📢 Major Announcement: Qwen3‑ASR & Qwen3‑ForcedAligner Open Sourced

January 30, 2026Provided by Utku Ege Tuluk

Alibaba’s Qwen3‑ASR family — a new advanced set of automatic speech recognition (ASR) models — has been officially open sourced, alongside a novel non‑autoregressive forced alignment model, Qwen3‑ForcedAligner. These models are designed as production‑ready, all‑in‑one speech intelligence systems that work across a wide range of languages and real‑world audio conditions. (Qwen)

Here’s what’s notable about this release:

🌍 All‑in‑One Speech Recognition
• The Qwen3‑ASR family consists of multiple models that combine language detection + speech‑to‑text transcription in one system.
• They cover a large set of languages and dialects, supporting robust multilingual transcription. (pandaily.com)

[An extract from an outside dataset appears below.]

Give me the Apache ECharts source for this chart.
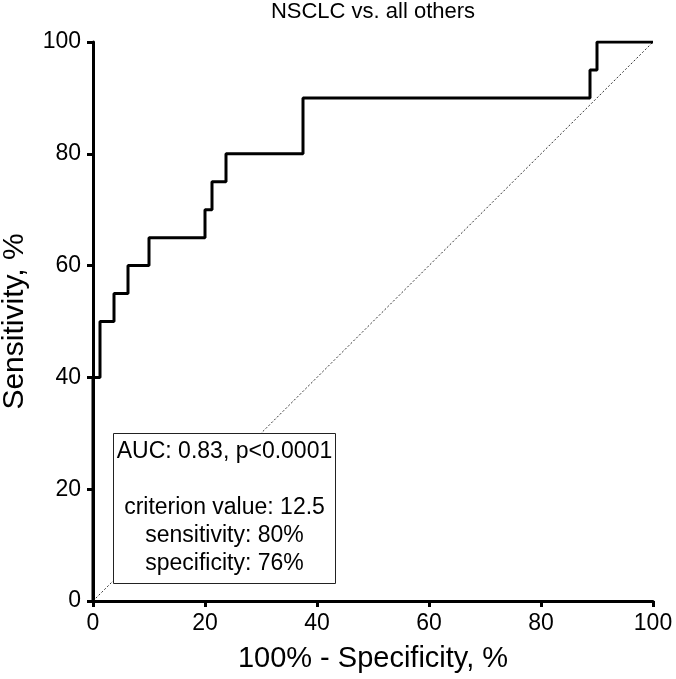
<!DOCTYPE html>
<html><head><meta charset="utf-8">
<script src="https://cdn.jsdelivr.net/npm/echarts@6/dist/echarts.min.js"></script>
<style>html,body{margin:0;padding:0;background:#fff}#c{width:676px;height:679px}</style>
</head><body><div id="c"></div>
<script>
var rocX = [0, 0, 1.25, 1.25, 3.75, 3.75, 6.25, 6.25, 10, 10, 20, 20, 21.25, 21.25, 23.75, 23.75, 37.5, 37.5, 88.75, 88.75, 90, 90, 100];
var rocY = [0, 40, 40, 50, 50, 55, 55, 60, 60, 65, 65, 70, 70, 75, 75, 80, 80, 90, 90, 95, 95, 100, 100];
var diagX = [0, 100];
var diagY = [0, 100];
var xTicks = [0, 20, 40, 60, 80, 100];
var yTicks = [0, 20, 40, 60, 80, 100];
var titleText = 'NSCLC vs. all others';
var boxLines = ['AUC: 0.83, p<0.0001', '', 'criterion value: 12.5', 'sensitivity: 80%', 'specificity: 76%'];

var font = 'Liberation Sans, Arial, sans-serif';
var chart = echarts.init(document.getElementById('c'));
chart.setOption({
  animation: false,
  backgroundColor: '#fff',
  title: {text: titleText, left: 373, top: 1, padding: 0, textAlign: 'center',
    textStyle: {fontFamily: font, fontSize: 22, fontWeight: 'normal', color: '#000'}},
  grid: {left: 93, right: 23, top: 42, bottom: 78, outerBoundsMode: 'none', containLabel: false},
  xAxis: {type: 'value', min: 0, max: 100, interval: 20,
    name: '100% - Specificity, %', nameLocation: 'middle', nameGap: 43,
    nameTextStyle: {fontFamily: font, fontSize: 29, color: '#000'},
    axisLine: {show: true, onZero: false, lineStyle: {color: '#000', width: 3}},
    axisTick: {show: true, length: 6, lineStyle: {color: '#000', width: 3}},
    axisLabel: {fontFamily: font, fontSize: 23, color: '#000', margin: 11,
      formatter: function(v){ return xTicks.indexOf(v) >= 0 ? String(v) : ''; }},
    splitLine: {show: false}},
  yAxis: {type: 'value', min: 0, max: 100, interval: 20,
    name: 'Sensitivity, %', nameLocation: 'middle', nameGap: 63,
    nameTextStyle: {fontFamily: font, fontSize: 30, color: '#000'},
    axisLine: {show: true, onZero: false, lineStyle: {color: '#000', width: 3}},
    axisTick: {show: true, length: 6, lineStyle: {color: '#000', width: 3}},
    axisLabel: {fontFamily: font, fontSize: 23, color: '#000', margin: 12,
      formatter: function(v){ return yTicks.indexOf(v) >= 0 ? String(v) : ''; }},
    splitLine: {show: false}},
  series: [
    {type: 'line', data: diagX.map(function(x, i){return [x, diagY[i]];}),
      symbol: 'none', z: 1, lineStyle: {color: '#333', width: 1, type: [2, 2]}},
    {type: 'line', data: rocX.map(function(x, i){return [x, rocY[i]];}),
      symbol: 'none', z: 3, lineStyle: {color: '#000', width: 3}}
  ],
  graphic: [
    {type: 'rect', z: 10, shape: {x: 113.5, y: 433.5, width: 222, height: 150},
      style: {fill: '#fff', stroke: '#222', lineWidth: 1}},
    {type: 'text', z: 11, x: 224.5, y: 438,
      style: {text: boxLines.join('\n'), font: '23px ' + font, fill: '#000',
        textAlign: 'center', textVerticalAlign: 'top', lineHeight: 28}}
  ]
});
</script></body></html>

🎙️ Real‑World Performance & Robustness
• Designed to handle messy real‑world audio — such as background noise, various accents, and challenging acoustic environments — while maintaining high accuracy.
• Works well with non‑standard speech types like singing or conversational speech even with background music. (HowAIWorks.ai)

🕐 Flexible & Production‑Ready Tooling
• Includes support for streaming inference, batch processing, and asynchronous use cases suitable for servers and edge deployment.
• The Forced Aligner provides precise word‑level timestamping, useful for subtitles, video editing, and detailed audio analysis. (HowAIWorks.ai)

🔓 Open Source Availability
• Both Qwen3‑ASR and the forced alignment model are released under an open‑source license, enabling developers to download, integrate, and fine‑tune the models freely. (pandaily.com)